Rather, it just accepts parameter lists whose elements are either name_or_type or name name_or_type (actually, there are more possibilities than that, because of the ... syntax, but it doesn't change the general principle.) That's simple, unambiguous and LALR(1), but it is overly-accepting -- it will accept func foo(a, b int, c), for example -- and it does not produce the correct abstract syntax tree because it doesn't attach the type to the list of parameters being declared.

What that means is that once the argument list is fully parsed and is about to be inserted into the AST attached to some function declaration (for example), a semantic scan is performed to fix it up and, if necessary, produce an error message. That scan is done right-to-left over the list of declaration elements, so that the specified type can be propagated to the left.

It's worth noting that the grammar in the reference manual is also overly-accepting, because it does not express the constraint that "either all parameters are named or none are". That constraint could be expressed in an LR(1) grammar -- I'll leave that as an exercise for readers -- but the resulting grammar would be a lot more difficult to understand.

3
votes

You don't have ambiguity. The fact that the standard Go parser is LALR(1) proves that.

is a the name of a type or the name of a variable with more variables coming up?

So basically your grammar and the parser as a whole should be completely disconnected from the symbol table; don't be C – your grammar is not ambiguous therefore you can check the type name later in the AST.

These are the relevant rules (from http://golang.org/ref/spec); they are already correct.

Parameters     = "(" [ ParameterList [ "," ] ] ")" .
ParameterList  = ParameterDecl { "," ParameterDecl } .
ParameterDecl  = [ IdentifierList ] [ "..." ] Type .
IdentifierList = identifier { "," identifier } .

I'll explain them to you:

IdentifierList = identifier { "," identifier } .

The curly braces represent the kleene-closure (In POSIX regular expression notation it's the asterisk). This rule says "an identifier name, optionally followed by a literal comma and an identifier, optionally followed by a literal comma and an identifier, etc… ad infinitum"
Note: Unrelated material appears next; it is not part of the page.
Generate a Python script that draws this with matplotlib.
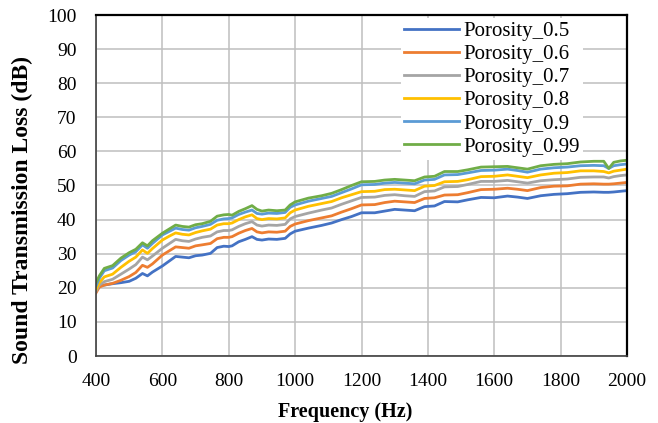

ParameterDecl  = [ IdentifierList ] [ "..." ] Type .

The square brackets are nullability; this means that that part may or may not be present. (In POSIX regular expression notation it's the question mark). So you have "Maybe an IdentifierList, followed by maybe an ellipsis, followed by a type.

ParameterList  = ParameterDecl { "," ParameterDecl } .

You can have several ParameterDecl in a list like e.g. func x(a, b int, c, d string).

Parameters     = "(" [ ParameterList [ "," ] ] ")" .

This rules defines that a ParameterList is optional and to be surrounded by parenthesis and may include an optional final comma literal, useful when you write something like:

func x(
    a, b int,
    c, d string, // <- note the final comma
)

The Go grammar is portable and can be parsed by any bottom-up parser with one token of lookahead.


Edit regarding "don't be C": I said this because C is context-sensitive and the way they solve this problem in many (all?) compilers is by wiring the symbol table to the lexer and lexing tokens differently depending on if they are defined as type names or variables. This is a hack and should not be done for unambiguous grammars!